# Fiscal Rep req'd ?



## CasaBranca (Dec 31, 2017)

Hi all, I am a UK citizen with a holiday home in Portugal which is not rented and only used by immediate family.
Given we are no longer in the EU and that I earn no money in Portugal. but spend loads, do I need a Fiscal representative in Portugal?


----------



## GaryMaxwell (Jun 22, 2021)

CasaBranca said:


> Hi all, I am a UK citizen with a holiday home in Portugal which is not rented and only used by immediate family.
> Given we are no longer in the EU and that I earn no money in Portugal. but spend loads, do I need a Fiscal representative in Portugal?

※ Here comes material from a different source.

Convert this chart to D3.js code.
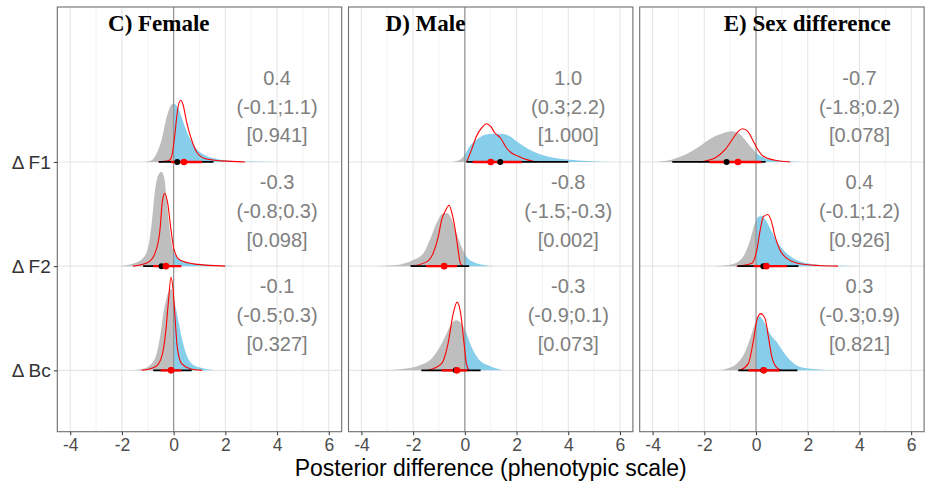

Any non-resident individual or company resident outside the EU who owns property, holds a bank account or has any other commercial activity or interest in Portugal must by law appoint a FR(Fiscal Representative) that is registered with the Tax Department. 
Since you own property in Portugal, you might need a Fiscal Representative.


----------



## CasaBranca (Dec 31, 2017)

GaryMaxwell said:


> Any non-resident individual or company resident outside the EU who owns property, holds a bank account or has any other commercial activity or interest in Portugal must by law appoint a FR(Fiscal Representative) that is registered with the Tax Department.
> Since you own property in Portugal, you might need a Fiscal Representative.


Thanks Gary, however by owning a property and having a bank account in Portugal it would appear I may need a FR.
As I understand the law anticipates there would be some income, which in my case, as there is no income and as such I may not need an FR. I am trying to find out before I enter into more expense.


----------